Docs as always are your friend (although they can be a little vague in 
places): http://docs.qtile.org/en/latest/#getting-involved

In terms of learn by doing, my personal experience was to just use qtile 
for a couple of months and take notes whenever something broke or didn't 
behave the way I wanted it to, 
then start looking at the relevant files for those issues.
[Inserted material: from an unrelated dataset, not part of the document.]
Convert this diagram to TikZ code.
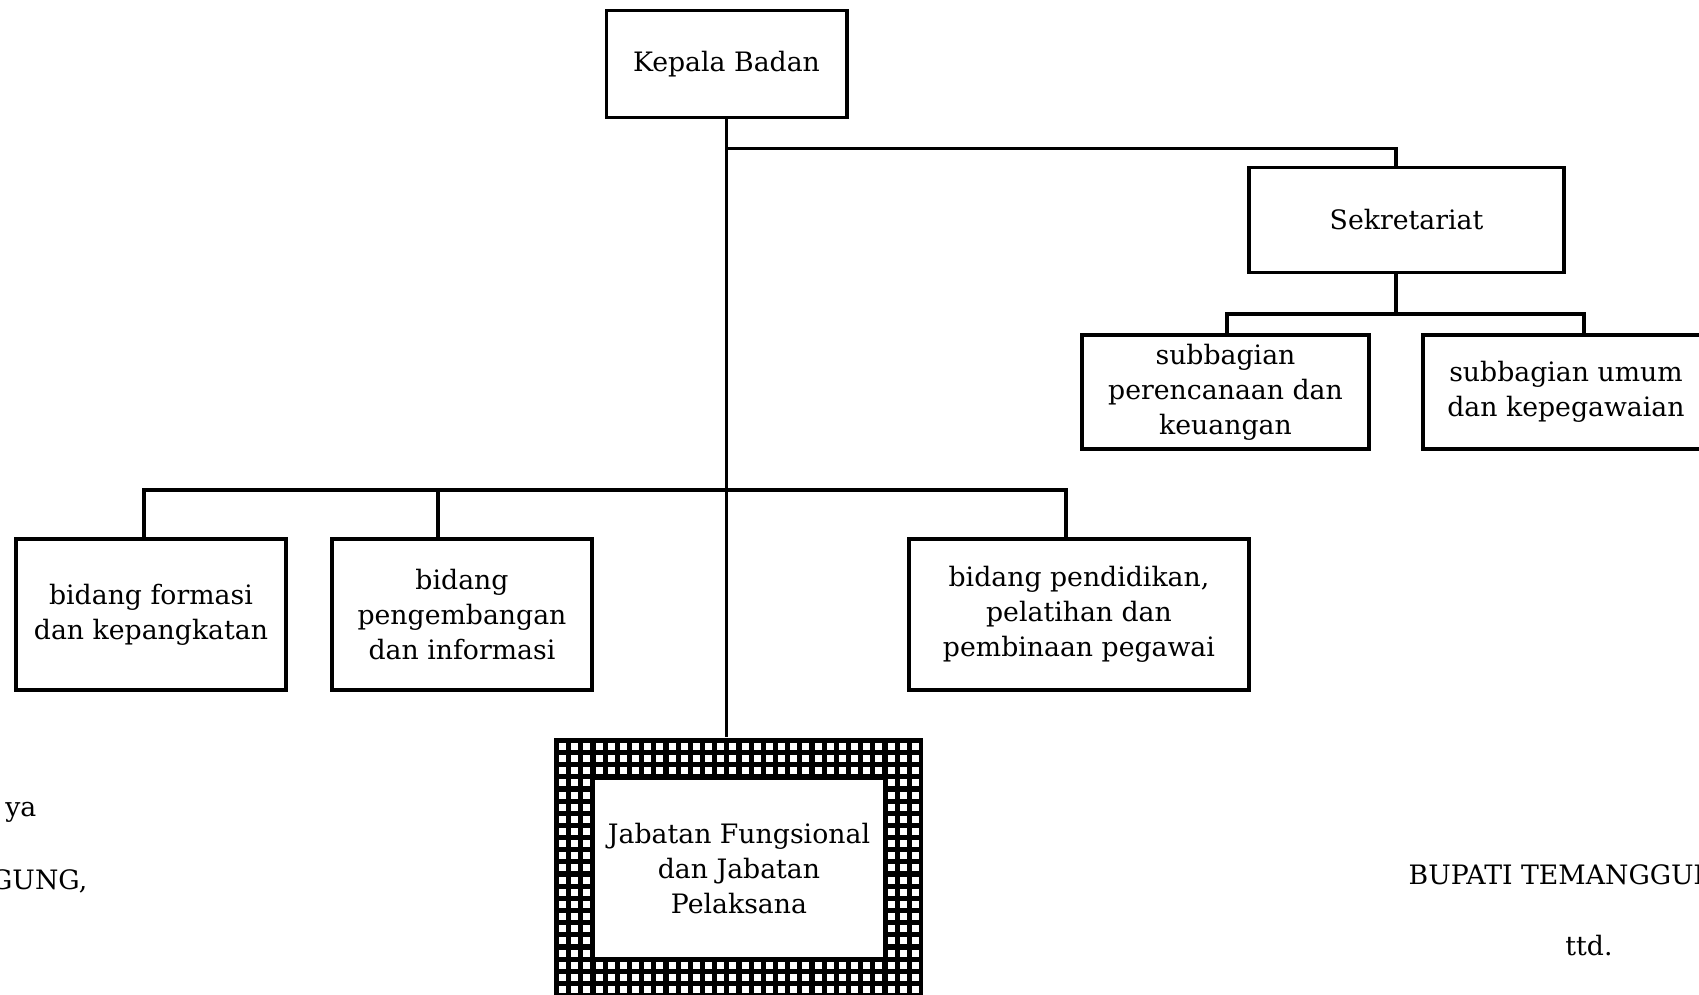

Just reading the 
files goes a long way.

As for learning the index file/structure of the project I'd recommend a 
tool called pydeps.
install: `pip install pydeps`
then run: `pydeps /path/to/python3.x/site-packages/libqtile` (with 
/path/to/ replaced with wherever your distro keeps that stuff i.e. 
/usr/lib/)
This will generate a big image file with a graph showing how all the files 
are connected through import statements.

On Saturday, July 17, 2021 at 11:42:16 AM UTC-4 Arif wrote:

> I really love the idea anf the fact that Qtile is completely based on 
> Python.
> And the community seems pretty active and helping.
> I am new to Python (although I'm familiar with OOP in PHP and also JS), 
> but I'd like to get myself more into Qtile, learning by doing.
> I'm curious what's the "index" file of the project? I mean, where should I 
> start to understand how things work in Qtile?